“Fare autobiografia” significa coltivare l'orto che siamo, il campo che ci abita. Un terreno tutto nostro che contiene la terra che ci ha visto camminare, giocare, scappare, stare fermi, saltare, amare.
In questa “stanza tutta per sé” nasce la possibilità del “darsi voce”, dare voce alla propria storia, che diventa insieme storia di una famiglia, di un contesto sociale, di un tempo.
Ludovica Danieli
docente Libera Università dell'Autobiografia di Anghiari.
A tutti gli amanti dei nostri laboratori di scrittura
autobiografica, eccoci con la prima delle nostre proposte estive.
Il luogo che ci accoglierà sarà un’aia…quindi saremo
all’aperto in piena conformità con le norme anticovid.
L’aia in questa occasione non si offrirà solo come luogo
accogliente ma anche come spazio di tradizioni e memorie.
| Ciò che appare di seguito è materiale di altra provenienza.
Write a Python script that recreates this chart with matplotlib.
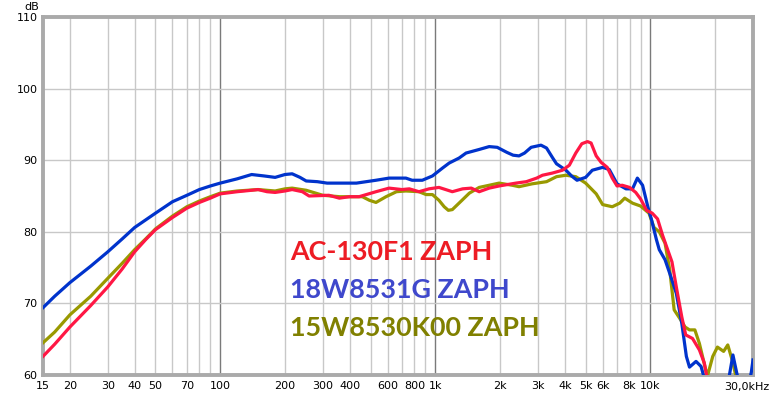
import numpy as np
import matplotlib
matplotlib.use('Agg')
from matplotlib import pyplot as plt

freq_blue = [15, 17, 20, 25, 30, 35, 40, 50, 60, 70, 80, 90, 100, 120, 140, 160, 180, 200, 216,
             235, 251, 283, 314, 430, 530, 610, 730, 780, 870, 970, 1080, 1160, 1290, 1390, 1600,
             1780, 1940, 2150, 2300, 2450, 2600, 2790, 3100, 3290, 3500, 3660, 4050, 4300, 4560,
             5000, 5370, 6000, 6440, 7000, 7700, 8260, 8700, 9200, 9730, 10100, 10670, 11000,
             11700, 12300, 13200, 14000, 14700, 15200, 16300, 17200, 17800, 19000, 21000, 23000,
             24200, 25200, 26500, 28500, 29500, 30000]
db_blue = [69.4, 71.0, 72.9, 75.2, 77.2, 79.0, 80.6, 82.6, 84.2, 85.1, 85.9, 86.4, 86.8, 87.4,
           88.0, 87.8, 87.6, 88.0, 88.1, 87.6, 87.1, 87.0, 86.8, 86.8, 87.2, 87.5, 87.5, 87.2,
           87.2, 87.8, 88.9, 89.6, 90.3, 91.0, 91.5, 91.9, 91.8, 91.1, 90.7, 90.6, 91.0, 91.8,
           92.1, 91.7, 90.4, 89.5, 88.6, 87.8, 87.2, 87.6, 88.6, 89.0, 88.7, 86.7, 86.0, 86.0,
           87.5, 86.5, 83.5, 81.8, 78.9, 77.5, 76.1, 74.2, 71.4, 67.2, 62.6, 61.1, 61.9, 61.2,
           59.6, 57.5, 57.0, 59.0, 62.8, 60.3, 57.5, 58.0, 60.5, 62.1]

freq_red = [15, 17, 20, 25, 30, 35, 40, 45, 50, 60, 70, 80, 90, 100, 120, 140, 150, 165, 180,
            200, 216, 241, 259, 320, 358, 398, 442, 530, 610, 700, 757, 840, 935, 1040, 1200,
            1340, 1470, 1600, 1780, 1980, 2370, 2650, 2960, 3150, 3500, 3900, 4200, 4500, 4800,
            5100, 5300, 5600, 5900, 6300, 6650, 7000, 7400, 8000, 8550, 9000, 9600, 10200,
            10800, 11400, 12600, 13200, 14000, 14600, 15700, 16900, 17800, 18300, 19500, 30000]
db_red = [62.6, 64.3, 66.7, 69.7, 72.3, 74.8, 77.2, 78.9, 80.3, 82.0, 83.3, 84.1, 84.7, 85.3,
          85.6, 85.8, 85.9, 85.6, 85.5, 85.7, 85.9, 85.6, 85.0, 85.1, 84.7, 84.9, 84.9, 85.6,
          86.1, 85.9, 86.0, 85.6, 86.0, 86.2, 85.6, 86.0, 86.1, 85.6, 86.1, 86.4, 86.8, 87.0,
          87.5, 87.9, 88.2, 88.6, 89.3, 91.0, 92.3, 92.6, 92.4, 90.6, 89.7, 89.0, 87.5, 86.4,
          86.5, 86.2, 85.5, 84.6, 83.0, 82.6, 81.8, 79.5, 75.8, 72.3, 68.1, 65.6, 65.1, 63.5,
          61.7, 59.8, 57.0, 55.0]

freq_olive = [15, 17, 20, 25, 30, 35, 40, 45, 50, 60, 70, 80, 90, 100, 120, 150, 180, 200, 216,
              251, 300, 360, 420, 458, 494, 530, 590, 660, 730, 840, 906, 970, 1040, 1100, 1150,
              1200, 1320, 1440, 1600, 1780, 1980, 2280, 2450, 2820, 3290, 3660, 4050, 4500, 5000,
              5600, 6000, 6650, 7200, 7600, 8260, 9000, 9850, 10400, 11000, 11700, 12300, 12900,
              13700, 14500, 15200, 16100, 16900, 17800, 18400, 19500, 20500, 21900, 22900, 24000,
              25000, 26500, 30000]
db_olive = [64.5, 66.0, 68.4, 71.0, 73.5, 75.6, 77.5, 79.0, 80.4, 82.2, 83.5, 84.3, 84.9, 85.4,
            85.7, 85.9, 85.7, 86.0, 86.1, 85.8, 85.1, 84.9, 84.9, 84.9, 84.4, 84.1, 84.9, 85.6,
            85.7, 85.6, 85.2, 85.2, 84.4, 83.5, 83.0, 83.1, 84.3, 85.4, 86.2, 86.5, 86.8, 86.5,
            86.3, 86.7, 87.0, 87.7, 87.9, 87.7, 86.8, 85.3, 83.8, 83.5, 84.0, 84.7, 84.0, 83.6,
            82.6, 80.6, 80.0, 78.4, 74.7, 69.1, 67.9, 66.7, 66.3, 66.3, 64.4, 61.6, 59.8, 62.6,
            63.9, 63.3, 64.2, 62.1, 59.8, 57.0, 56.0]

names = ['AC-130F1 ZAPH', '18W8531G ZAPH', '15W8530K00 ZAPH']
text_colors = ['#ED1C24', '#3F48CC', '#808000']

xtick_pos = [15, 20, 30, 40, 50, 70, 100, 200, 300, 400, 600, 800, 1000, 2000, 3000, 4000,
             5000, 6000, 8000, 10000]
xtick_lab = ['15', '20', '30', '40', '50', '70', '100', '200', '300', '400', '600', '800',
             '1k', '2k', '3k', '4k', '5k', '6k', '8k', '10k']
ytick_pos = [60, 70, 80, 90, 100, 110]

fig = plt.figure(figsize=(7.75, 3.99), dpi=100)
ax = fig.add_axes([43 / 775, 24 / 399, 710 / 775, 358 / 399])
ax.set_xscale('log')
ax.set_xlim(15, 30000)
ax.set_ylim(60, 110)

# grid
minor = [v * d for d in (10, 100, 1000, 10000) for v in range(2, 10)]
minor = [m for m in minor if 15 < m < 30000]
for m in minor:
    ax.axvline(m, color='#c8c8c8', lw=1, zorder=1)
for m in (100, 1000, 10000):
    ax.axvline(m, color='#7a7a7a', lw=1, zorder=1)
for y in (70, 80, 90, 100):
    ax.axhline(y, color='#c8c8c8', lw=1, zorder=1)

ax.plot(freq_olive, db_olive, color='#999900', lw=2.3, zorder=3)
ax.plot(freq_blue, db_blue, color='#0033cc', lw=2.3, zorder=4)
ax.plot(freq_red, db_red, color='#ff1744', lw=2.3, zorder=5)

ax.set_xticks(xtick_pos)
ax.set_xticklabels(xtick_lab)
ax.xaxis.set_minor_locator(matplotlib.ticker.NullLocator())
ax.set_yticks(ytick_pos)
ax.tick_params(length=0, labelsize=8, pad=4)
ax.grid(False)
for s in ax.spines.values():
    s.set_color('#aaaaaa')
    s.set_linewidth(2.8)

fig.text(747 / 775, 1 - 387 / 399, '30,0kHz', ha='center', va='center', fontsize=8)
fig.text(32 / 775, 1 - 7 / 399, 'dB', ha='center', va='center', fontsize=8)

for i, (n, c) in enumerate(zip(names, text_colors)):
    fig.text(290 / 775, 1 - (260 + 38 * i) / 399, n, color=c, fontsize=19.4,
             fontweight='bold', family=['Lato', 'DejaVu Sans'], ha='left', va='baseline')

fig.savefig('out.png', dpi=100)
L’aia, da sempre scenario di vita e contenitore di luce, oggi,
sconvolta nella sua rigorosa struttura e disorientata nelle sue funzioni
ostenta un silenzio risentito.
Un tempo era l’estensione dello scenario del lavoro dei
contadini; utilizzata per trebbiare il grano e gli altri prodotti del podere,
era anche il luogo dove svolazzavano polli e galline, ancheggiavano oche e
gloglottavano tacchini infastiditi dai giochi dei bambini.
Delimitata da siepi ordinate e alberature dalle chiome
contenute, l’aia era sempre rastrellata e ai margini vantava pagliai
impeccabili nelle loro scrupolose geometrie. Nella vita familiare dei contadini
in estate svolgeva la stessa funzione che aveva la stalla d’inverno, infatti
sull'aia, le famiglie si riunivano per chiacchierare, improvvisare balli e
feste campestri.
Scrivendo, daremo voce alla nostra necessità espressiva e
animeremo un luogo che passerà, da un silenzio offeso a un silenzio conciliato.